# [GIVEN DATA]

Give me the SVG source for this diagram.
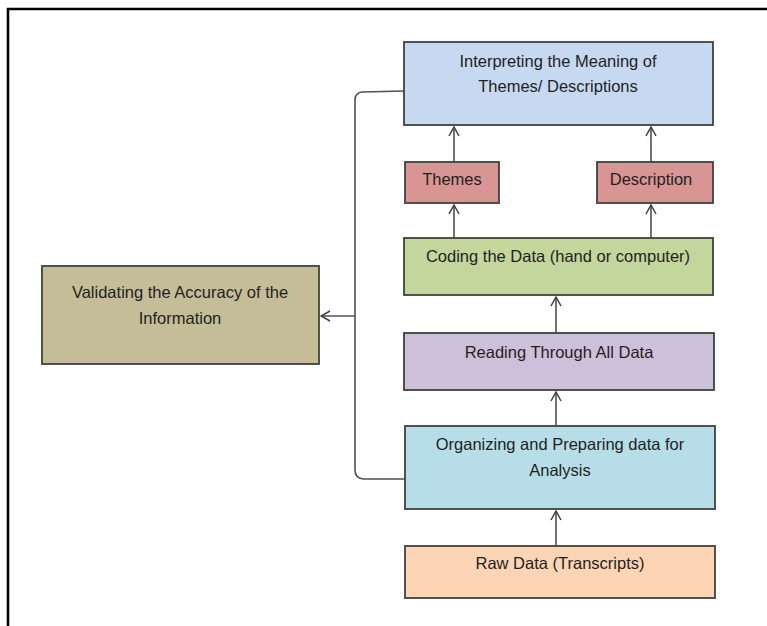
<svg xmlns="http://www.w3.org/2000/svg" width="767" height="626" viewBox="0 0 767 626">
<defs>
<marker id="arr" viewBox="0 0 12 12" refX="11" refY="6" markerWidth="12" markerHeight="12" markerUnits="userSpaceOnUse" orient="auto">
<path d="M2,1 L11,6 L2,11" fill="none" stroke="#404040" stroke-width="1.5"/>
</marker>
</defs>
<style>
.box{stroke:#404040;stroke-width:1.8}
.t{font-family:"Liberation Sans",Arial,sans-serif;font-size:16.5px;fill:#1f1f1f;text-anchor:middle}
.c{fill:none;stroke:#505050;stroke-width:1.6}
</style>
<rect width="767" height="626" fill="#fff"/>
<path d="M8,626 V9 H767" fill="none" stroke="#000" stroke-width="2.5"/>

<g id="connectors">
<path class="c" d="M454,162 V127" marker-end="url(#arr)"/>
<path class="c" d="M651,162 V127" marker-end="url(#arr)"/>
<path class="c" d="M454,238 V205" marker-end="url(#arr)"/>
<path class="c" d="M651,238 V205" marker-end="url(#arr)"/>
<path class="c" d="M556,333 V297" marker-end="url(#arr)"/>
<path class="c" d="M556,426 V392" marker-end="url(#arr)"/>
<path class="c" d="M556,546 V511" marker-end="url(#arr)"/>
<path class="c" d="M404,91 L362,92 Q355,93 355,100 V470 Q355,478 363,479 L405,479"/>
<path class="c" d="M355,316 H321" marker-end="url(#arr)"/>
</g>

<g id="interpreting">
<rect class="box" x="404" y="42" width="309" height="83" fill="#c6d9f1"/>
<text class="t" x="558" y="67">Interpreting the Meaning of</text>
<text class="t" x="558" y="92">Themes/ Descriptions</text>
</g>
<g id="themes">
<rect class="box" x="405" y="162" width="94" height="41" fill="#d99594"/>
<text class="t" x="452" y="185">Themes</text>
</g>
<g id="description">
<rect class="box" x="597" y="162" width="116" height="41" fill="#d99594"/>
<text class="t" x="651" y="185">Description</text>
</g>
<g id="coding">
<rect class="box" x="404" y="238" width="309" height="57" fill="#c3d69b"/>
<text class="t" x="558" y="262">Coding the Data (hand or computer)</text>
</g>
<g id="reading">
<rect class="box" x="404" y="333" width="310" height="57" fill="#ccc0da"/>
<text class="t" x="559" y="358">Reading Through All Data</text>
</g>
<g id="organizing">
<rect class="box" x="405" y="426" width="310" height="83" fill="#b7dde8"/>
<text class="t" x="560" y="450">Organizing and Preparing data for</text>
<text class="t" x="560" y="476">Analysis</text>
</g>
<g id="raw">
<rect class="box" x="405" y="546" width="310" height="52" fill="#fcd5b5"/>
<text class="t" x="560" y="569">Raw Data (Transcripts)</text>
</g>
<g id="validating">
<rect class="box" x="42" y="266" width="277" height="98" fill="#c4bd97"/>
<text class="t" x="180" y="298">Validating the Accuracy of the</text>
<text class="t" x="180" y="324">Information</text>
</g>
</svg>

# [SET EXERCISE]
Produce an exact copy of each line of data, skipping embedded images.

# [WRITTEN RESPONSE]
Give me the SVG source for this diagram.
<svg xmlns="http://www.w3.org/2000/svg" width="767" height="626" viewBox="0 0 767 626">
<defs>
<marker id="arr" viewBox="0 0 12 12" refX="11" refY="6" markerWidth="12" markerHeight="12" markerUnits="userSpaceOnUse" orient="auto">
<path d="M2,1 L11,6 L2,11" fill="none" stroke="#404040" stroke-width="1.5"/>
</marker>
</defs>
<style>
.box{stroke:#404040;stroke-width:1.8}
.t{font-family:"Liberation Sans",Arial,sans-serif;font-size:16.5px;fill:#1f1f1f;text-anchor:middle}
.c{fill:none;stroke:#505050;stroke-width:1.6}
</style>
<rect width="767" height="626" fill="#fff"/>
<path d="M8,626 V9 H767" fill="none" stroke="#000" stroke-width="2.5"/>

<g id="connectors">
<path class="c" d="M454,162 V127" marker-end="url(#arr)"/>
<path class="c" d="M651,162 V127" marker-end="url(#arr)"/>
<path class="c" d="M454,238 V205" marker-end="url(#arr)"/>
<path class="c" d="M651,238 V205" marker-end="url(#arr)"/>
<path class="c" d="M556,333 V297" marker-end="url(#arr)"/>
<path class="c" d="M556,426 V392" marker-end="url(#arr)"/>
<path class="c" d="M556,546 V511" marker-end="url(#arr)"/>
<path class="c" d="M404,91 L362,92 Q355,93 355,100 V470 Q355,478 363,479 L405,479"/>
<path class="c" d="M355,316 H321" marker-end="url(#arr)"/>
</g>

<g id="interpreting">
<rect class="box" x="404" y="42" width="309" height="83" fill="#c6d9f1"/>
<text class="t" x="558" y="67">Interpreting the Meaning of</text>
<text class="t" x="558" y="92">Themes/ Descriptions</text>
</g>
<g id="themes">
<rect class="box" x="405" y="162" width="94" height="41" fill="#d99594"/>
<text class="t" x="452" y="185">Themes</text>
</g>
<g id="description">
<rect class="box" x="597" y="162" width="116" height="41" fill="#d99594"/>
<text class="t" x="651" y="185">Description</text>
</g>
<g id="coding">
<rect class="box" x="404" y="238" width="309" height="57" fill="#c3d69b"/>
<text class="t" x="558" y="262">Coding the Data (hand or computer)</text>
</g>
<g id="reading">
<rect class="box" x="404" y="333" width="310" height="57" fill="#ccc0da"/>
<text class="t" x="559" y="358">Reading Through All Data</text>
</g>
<g id="organizing">
<rect class="box" x="405" y="426" width="310" height="83" fill="#b7dde8"/>
<text class="t" x="560" y="450">Organizing and Preparing data for</text>
<text class="t" x="560" y="476">Analysis</text>
</g>
<g id="raw">
<rect class="box" x="405" y="546" width="310" height="52" fill="#fcd5b5"/>
<text class="t" x="560" y="569">Raw Data (Transcripts)</text>
</g>
<g id="validating">
<rect class="box" x="42" y="266" width="277" height="98" fill="#c4bd97"/>
<text class="t" x="180" y="298">Validating the Accuracy of the</text>
<text class="t" x="180" y="324">Information</text>
</g>
</svg>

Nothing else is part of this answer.